Prior to the start of school this past fall, a friend’s second grade daughter told her younger sister, who was about to enter kindergarten, what to expect: “Some kids won’t know the alphabet. You see, not everyone went to a good preschool like we did.”
My friend’s daughter was right. In the 2011-12 school year, more than one-third of all children entering kindergarten in Hartford and Bridgeport reported no prior preschool experience. My friend’s daughter was also right about the implications of preschool attendance. Neurologists tell us that quality early childhood education makes a dramatic difference in healthy child development. Educators report that children who attend high-quality preschools are more likely to enter kindergarten better prepared, less likely to need special education services, less likely to be held back and more likely to graduate. And business leaders tell us that high-quality early childhood education has among the highest returns on investment of any social or educational policy.
Today in Connecticut we are on the verge of exciting changes that may improve outcomes for all of our children. On Friday evening, with overwhelming bipartisan support, including the sponsorship of the Senate president, the speaker of the House and the majority leaders in both chambers, the Senate passed a legislative proposal that, along with the pending budget, will advance and expand Connecticut’s early childhood landscape in significant ways:
It will establish – by law – an Office of Early Childhood, which will create and operate a coordinated, cohesive early care and education system. The Office will ensure that all young children and their families can easily access the high-quality services they need to be safe, thriving and successful – including, but not limited to, a “good” preschool education.
It will increase the number of children receiving subsidized preschool by more than a third. It does this by expanding School Readiness, Connecticut’s major subsidized preschool initiative, and by creating a new competitive grant program, Smart Start, which gives a financial incentive to school districts to create new pre-k classrooms.
It will reach children who do not attend preschool at all. Both the expansion of School Readiness and the implementation of Smart Start are designed to reach the 20 percent of children in our state who enter kindergarten without any preschool experience at all. The new proposal will require data collection to determine which children are not being served and what obstacles these children face in accessing preschool. In this way, the Office of Early Childhood, public school districts, and private and community-based child care providers can effectively plan how to reach this demographic.

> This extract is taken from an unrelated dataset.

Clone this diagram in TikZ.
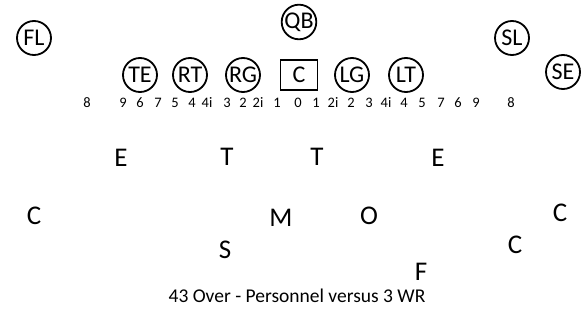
\documentclass[tikz,border=0pt]{standalone}
\usepackage{fontspec}
\setmainfont{Carlito}
\usetikzlibrary{positioning}

\begin{document}
\begin{tikzpicture}[
	x=1pt, y=-1pt,
	player/.style={
		circle,
		draw=black,
		line width=1.8pt,
		minimum size=34pt,
		inner sep=0pt,
		font=\fontsize{24}{24}\selectfont
	},
	center/.style={
		rectangle,
		draw=black,
		line width=1.8pt,
		minimum width=37pt,
		minimum height=30pt,
		inner sep=0pt,
		font=\fontsize{24}{24}\selectfont
	},
	gap/.style={font=\fontsize{14.5}{14.5}\selectfont, inner sep=0pt},
	defender/.style={font=\fontsize{27}{27}\selectfont, inner sep=0pt},
	caption/.style={font=\fontsize{19.5}{19.5}\selectfont, inner sep=0pt}
]
\useasboundingbox (0,0) rectangle (587,331);

% offense
\node[player] (fl) at (34,38) {FL};
\node[player] (qb) at (299,22) {QB};
\node[player] (sl) at (512,38) {SL};
\node[player] (se) at (563,72) {SE};
\node[player] (te) at (140,75) {TE};
\node[player] (rt) at (190,75) {RT};
\node[player] (rg) at (243,75) {RG};
\node[center] (c) at (299,75) {C};
\node[player] (lg) at (352,75) {LG};
\node[player] (lt) at (406,75) {LT};

% gap numbers
\foreach \x/\t [count=\i] in {87/8, 123/9, 140/6, 158/7, 175/5, 192/4, 207/4i, 227/3, 243/2, 258/2i, 277/1, 298/0, 316/1, 333/2i, 351/2, 369/3, 386/4i, 404/4, 422/5, 441/7, 458/6, 476/9, 511/8}
	\node[gap] (g\i) at (\x,103) {\t};

% defense
\node[defender] (del) at (121,158) {E};
\node[defender] (dtl) at (227,157) {T};
\node[defender] (dtr) at (317,157) {T};
\node[defender] (der) at (438,158) {E};
\node[defender] (cbl) at (34,216) {C};
\node[defender] (mlb) at (281,218) {M};
\node[defender] (olb) at (369,216) {O};
\node[defender] (cbr) at (560,213) {C};
\node[defender] (ss) at (225,250) {S};
\node[defender] (nb) at (515,245) {C};
\node[defender] (fs) at (421,272) {F};

\node[caption] (title) at (297,296) {43 Over - Personnel versus 3 WR};
\end{tikzpicture}
\end{document}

It will enable us to serve children no matter where they live. We know there is poverty in nearly every town in Connecticut, and that children without access to preschool live throughout the state. The School Readiness expansion will reach children in towns that have the most concentrated areas of poverty, where is a clear and urgent need, while the Smart Start grant application will be open to any school district, meaning we can serve children in previously overlooked pockets of poverty.
It will ensure that every child receiving state-subsidized preschool is served in a high-quality setting. Good outcomes require good inputs. If we want to close the achievement gap, we have to ensure that we invest only in the highest quality preschools. School Readiness requires that, by 2020, all head teachers have a bachelor’s degree; Smart Start requires that all teachers be certified. Both mandate high teacher-child ratios and small class sizes. Both require that all classrooms be accredited by the National Association for the Education of Young Children, long held up as the gold standard of quality.
Ensuring that all of Connecticut’s youngest children have access to a high-quality preschool experience demands that all of us – the state, parents, school districts and private and community-based providers – work together. The new legislative proposal is now on its way to the House, where we hope our legislators will realize that passing it is the right thing – and the smart thing – to do.
Cyd Oppenheimer is a senior policy fellow at the advocacy group Connecticut Voices for Children (www.ctvoices.org).